The one singer Don Henley said “changed the history of music forever”

When Don Henley was first coming up, rock and roll was only one portion of his music world.

There had been millions of people wowed by what the British invasion did back in the early 1960s, but Henley had already begun listening to everything from R&B to country whenever he turned on the radio. But when rock and roll first came across the dial, he wasn’t passively listening anymore. This was now a calling, and it wasn’t until the right person started singing that the Eagles frontman knew life would never be the same.

But in the first few years of Henley’s career, you weren’t going to find him playing too much rock and roll. Whereas Glenn Frey got his chops down by playing tunes like ‘Satisfaction’ with his first bands, the clientele that Henley served weren’t exactly into rock and roll. A lot of his work was Dixieland jazz music, but when he started to hear the music coming out of California with acts like The Byrds and Linda Ronstadt. It may have taken the help of Kenny Rogers, but rock already stirred something in Henley’s gut years before.

Both he and Frey were on separate sides of the world when The Beatles first played on the Ed Sullivan Show, but there was a seismic change once those few minutes were up. Chuck Berry and Little Richard had shown everyone that rock and roll could be exciting and fun, but when listening to The Beatles, every kid figured that they could do the same thing. Hanging out with friends seemed like the coolest gig in the world, but showbiz was a lot more than a bunch of guys playing through their set every night.
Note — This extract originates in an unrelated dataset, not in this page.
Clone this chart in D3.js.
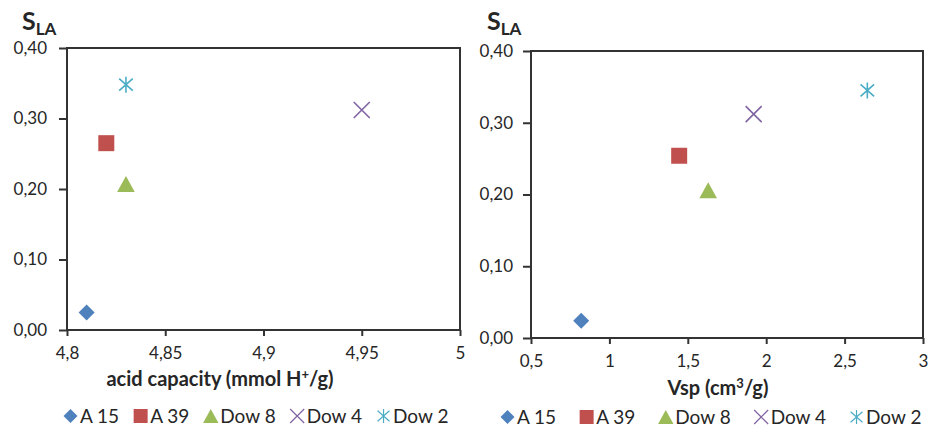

And Henley didn’t exactly get the memo about showmanship when Eagles first started. The band had some impressive harmonies and some of the greatest songs in the business around Hotel California, but they were known for practically loitering onstage compared to the massive stage setups coming from people like Led Zeppelin or Pink Floyd. But when you’re competing with the likes of Elvis Presley, it’s best not to try and match what he could have done.
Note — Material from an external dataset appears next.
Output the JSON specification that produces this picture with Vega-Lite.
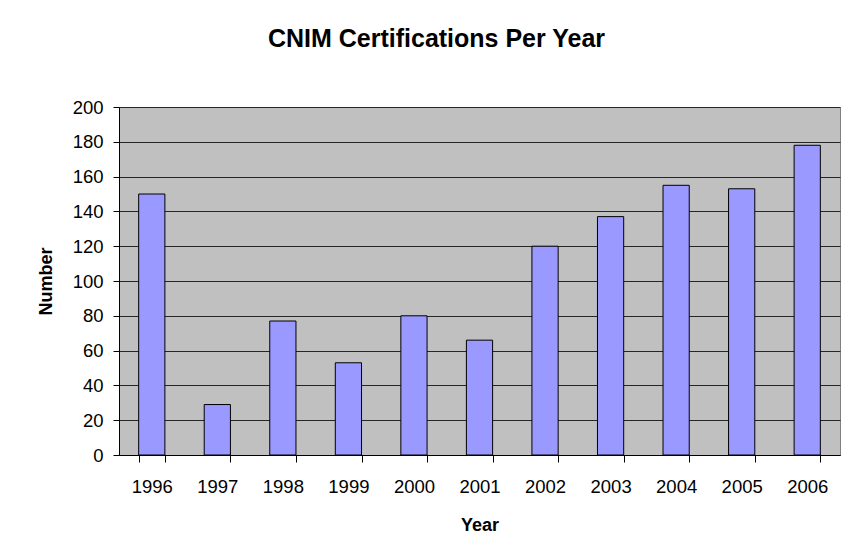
{
  "$schema": "https://vega.github.io/schema/vega-lite/v6.json",
  "width": 721,
  "height": 348,
  "autosize": "none",
  "padding": {"left": 119, "top": 107, "right": 4, "bottom": 101},
  "background": "white",
  "title": {
    "text": "CNIM Certifications Per Year",
    "font": "Liberation Sans",
    "fontSize": 25,
    "fontWeight": "bold",
    "color": "black",
    "anchor": "middle",
    "frame": "group",
    "dx": -43,
    "offset": 46
  },
  "data": {
    "values": [
      {"Year": "1996", "Number": 150},
      {"Year": "1997", "Number": 29},
      {"Year": "1998", "Number": 77},
      {"Year": "1999", "Number": 53},
      {"Year": "2000", "Number": 80},
      {"Year": "2001", "Number": 66},
      {"Year": "2002", "Number": 120},
      {"Year": "2003", "Number": 137},
      {"Year": "2004", "Number": 155},
      {"Year": "2005", "Number": 153},
      {"Year": "2006", "Number": 178}
    ]
  },
  "mark": {"type": "bar", "fill": "#9999FF", "stroke": "black", "strokeWidth": 1},
  "encoding": {
    "x": {
      "field": "Year",
      "type": "ordinal",
      "scale": {"paddingInner": 0.6, "paddingOuter": 0.3},
      "axis": {
        "title": "Year",
        "labelAngle": 0,
        "tickBand": "extent",
        "tickSize": 7,
        "labelPadding": 15,
        "titlePadding": 21,
        "grid": false
      }
    },
    "y": {
      "field": "Number",
      "type": "quantitative",
      "scale": {"domain": [0, 200], "nice": false},
      "axis": {
        "title": "Number",
        "values": [0, 20, 40, 60, 80, 100, 120, 140, 160, 180, 200],
        "tickSize": 6,
        "labelPadding": 10,
        "titlePadding": 17,
        "grid": true
      }
    }
  },
  "config": {
    "view": {"fill": "#C0C0C0", "stroke": "#808080", "strokeWidth": 1},
    "axis": {
      "labelFont": "Liberation Sans",
      "labelFontSize": 18.5,
      "labelColor": "black",
      "titleFont": "Liberation Sans",
      "titleFontSize": 18,
      "titleFontWeight": "bold",
      "titleColor": "black",
      "domainColor": "black",
      "domainWidth": 1,
      "tickColor": "black",
      "tickWidth": 1,
      "gridColor": "#262626",
      "gridWidth": 1,
      "gridOpacity": 1
    }
  }
}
‘The King’ had a voice like a freight train whenever he started singing, but half the battle was seeing him perform live. The kind of dance moves that he was doing were groundbreaking for the time, and while a lot of them had to be put on the back burner when he eventually became a Vegas act, no one could deny that he still had that spectacular voice all the way up to the very end of his life.

But that voice was all that mattered when Henley heard him on The Louisiana Hayride when he was a kid, saying, “Listening to the radio with my father and my grandfather, and the programs we heard when I was a kid, including the famous Louisiana Hayride from Shreveport, La, on KWKH, which is where Hank Williams made his big broadcast debut in 1948. That was the first year of the Louisiana Hayride, and then six years later, a young man named Elvis Presley stepped on that same stage and changed the history of music forever.”

If you listen to those early recordings of Presley, though, they were a lot different from the caricature that a lot of people remember. This was a kid trying to make the best with the time he had, and when he started singing a bunch of bluesy tunes like ‘That’s All Right Mama’, people started to think of the kind of possibilities a kid like him could have if he got put on the bigger stages.

A lot of the flashiness hadn’t happened yet, but Henley was among the first to hear the innocence of Presley for the first time. That mild-mannered kid was about to have the hell beaten out of him by the fame machine, but without him making those first steps, rock and roll would have ended up dying a quick death years before it had time to get off the ground.